The apparent scheme surfaced when FCC officials realized the powerful 700 megahertz spectrum was not bringing the kind of bids expected. It drew only $472 million, well below the estimate of $1.3 billion the FCC rated as the value of the spectrum.
The low-ball bid has drawn heavy criticism from the 9/11 Commission, the Consumer Federation of America, Consumers Union and nine other organizations, all of which have demanded a full investigation. Congress has also gotten involved and wants hearings next month.

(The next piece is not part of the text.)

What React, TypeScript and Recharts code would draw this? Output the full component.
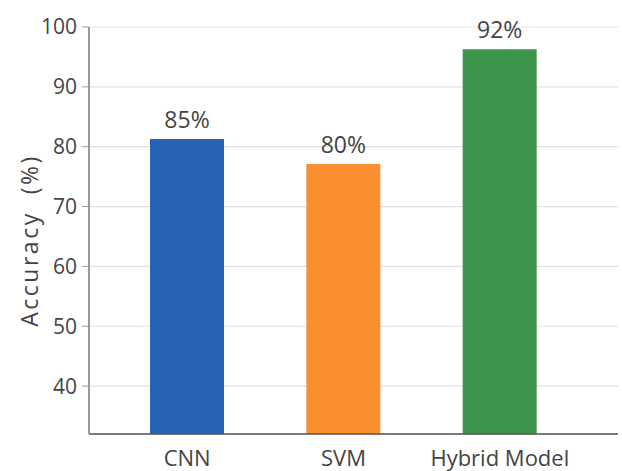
import React from 'react';
import { BarChart, Bar, XAxis, YAxis, CartesianGrid, Cell, LabelList } from 'recharts';

// Models on the x axis
const models = ['CNN', 'SVM', 'Hybrid Model'];
// Bar heights as drawn in the picture
const accuracy = [81.3, 77.1, 96.3];
// Text printed above each bar
const barLabels = ['85%', '80%', '92%'];
const barColors = ['#2862b6', '#f98f2f', '#3e964d'];
const yTicks = [40, 50, 60, 70, 80, 90, 100];

const data = models.map((name, i) => ({ name, value: accuracy[i], label: barLabels[i] }));

const FONT = '"Open Sans", "Noto Sans", sans-serif';
const TEXT_COLOR = '#444';

const App: React.FC = () => {
  return (
    <div style={{ position: 'absolute', left: 0, top: 0, background: '#fff' }}>
      <BarChart
        width={622}
        height={471}
        data={data}
        margin={{ top: 27, right: 4, bottom: 0, left: 0 }}
      >
        <CartesianGrid vertical={false} stroke="#e2e2e2" strokeWidth={1.2} />
        <XAxis
          dataKey="name"
          height={37}
          padding={{ left: 20, right: 40 }}
          tickLine={false}
          axisLine={{ stroke: '#555', strokeWidth: 1.5 }}
          tickMargin={10}
          tick={{ fontSize: 22, fill: TEXT_COLOR, fontFamily: FONT }}
        />
        <YAxis
          width={89}
          domain={[32, 100]}
          ticks={yTicks}
          allowDataOverflow
          tickSize={7}
          tickMargin={5}
          tickLine={{ stroke: '#999' }}
          axisLine={{ stroke: '#777', strokeWidth: 1.5 }}
          tick={{ fontSize: 21, fill: TEXT_COLOR, fontFamily: FONT }}
          label={{
            content: ({ viewBox }: any) => {
              const cy = viewBox.y + viewBox.height / 2 + 10;
              return (
                <text
                  x={29}
                  y={cy}
                  transform={`rotate(-90, 29, ${cy})`}
                  textAnchor="middle"
                  dominantBaseline="central"
                  fontSize={23}
                  fill={TEXT_COLOR}
                  fontFamily={FONT}
                  letterSpacing={2.5}
                  style={{ whiteSpace: 'pre' }}
                >
                  {'Accuracy  (%)'}
                </text>
              );
            },
          }}
        />
        <Bar dataKey="value" barSize={74} isAnimationActive={false}>
          {data.map((d, i) => (
            <Cell key={d.name} fill={barColors[i]} />
          ))}
          <LabelList
            dataKey="label"
            position="top"
            offset={11}
            style={{ fontSize: 23, fill: TEXT_COLOR, fontFamily: FONT }}
          />
        </Bar>
      </BarChart>
    </div>
  );
};

export default App;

The auction was for the broadcast spectrum television stations will relinquish next year when they all flip over to digitized broadcasting. The 700 megahurtz frequencies would be powerful tools for police, fire and ambulance crews because they can penetrate buildings and thick walls, something the current 800 megahertz systems have difficulty doing without boosted signals. Going to 700 megahertz was a key recommendation of the 9/11 Commission after rescue personnel in the World Trade Center attack couldn't communicate with each other.
FCC Chairman Kevin J. Martin has said the commission could vote within days to rebid the public safety airwaves. Mr. Martin also wants his inspector general to investigate the allegations.
But that shouldn't stop Congress from calling for a full review to find out what really was behind the low-ball bids from the as-yet-announced winners.